Jell-O sorbet? Now there’s an idea worth thinking about.
In 1934, Jack Benny was hired as spokesman for Jell-O, and Jell-O in turn became a sponsor of his radio show The Jack Benny Program, with Mary Livingston, Don Wilson, and the Jell-O Orchestra. This was also the same year the now famous J-E-L-L-O jingle was introduced; listen to an original version here.
One of the results of this union was Jack & Mary’s Jell-O Recipe Book, published in 1937, and the source of the following recipe for Jell-O Fruit Ice. The pamphlet contains some typical Jell-O recipes of the era (prune whip, for one. At what point did we stop loving prunes?), surrounded by some pretty unfunny and occasionally disturbing cartoons.
Awkward.
On one of the last pages, there are recipes for Jell-O Ices, described as “a grand new idea.”
Here’s my variation on the recipe: one package raspberry Jell-O dissolved in one cup boiling water; add one cup cold water, one cup pineapple juice, one tablespoon lemon juice and one cup fresh raspberries. I did not add the extra sugar the recipe recommends.
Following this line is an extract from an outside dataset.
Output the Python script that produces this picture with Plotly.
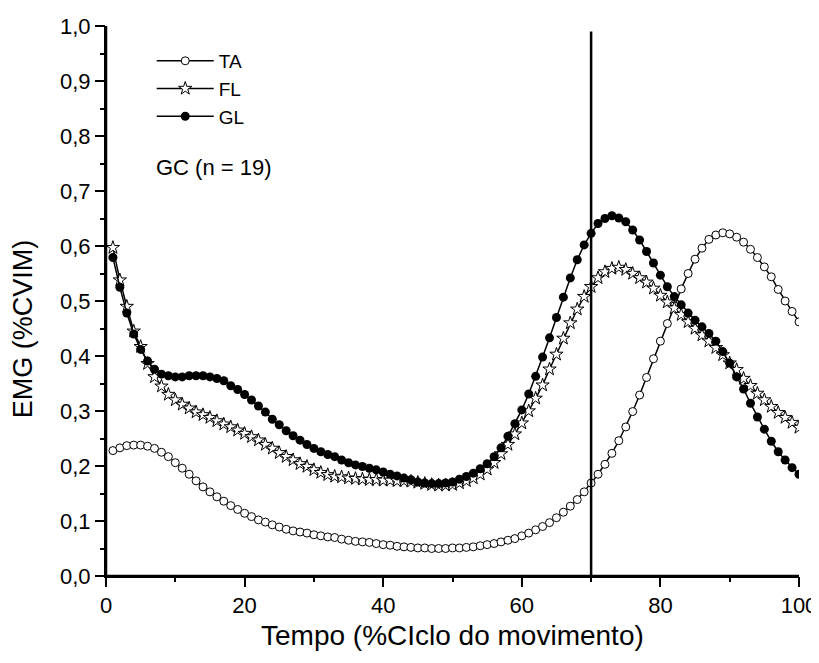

My roommate doesn’t trust me after the Corned Beef Loaf incident. He eye this mixture up and said “That doesn’t look *too* terrible…”
Freezing a fruit ice in 1937 involved a lot of directions concerning a “freezing tray of an automatic refrigerator” and “the cold bowl” and taking things out periodically and whipping them with a “rotary mixer.” I decided the best modern approach would be to use my ice cream maker. Done and done.
I poured the Jell-O mixture into the machine and turned it on; I let it spin for about twenty minutes. When I stopped the machine, I was surprised to find that the Jell-O had become pale in color and had a light, fluffy texture. I stashed the mixture in the freezer to harden.
Jell-O after a spin in the Ice Cream Maker.
A few hours later, I scooped myself some Jell-O ice. It was pretty good; the texture is not really icey like a sorbet, it’s much more smooth. Like a frozen mousse. It was a cold and refreshing treat, and I ate my whole serving, but I still haven’t quite decided if I like it. I’m going to serve it to some unsuspecting dinner guests tonight. We’ll see what they say.
And don’t forget, tomorrow is the Jell-O Mold Competition at the Gowanus Studio Space in Brooklyn. It’s free to attend (there’s a $5 suggested donation) and you’re going to see some amazing Jell-O creations.
I was looking for a lemon ice recipe. I found one here: http://www.melskitchencafe.com/2011/06/lemon-ice.html. I goofed and left the mixture in the fridge overnight and it turned into Jello. Considering the recipe I don’t know why I found that to be surprising. Anyway, I love that lemon ice recipe and am looking for more, which is how google brought me here. Thanks for the info. I’ll be giving it a try this week!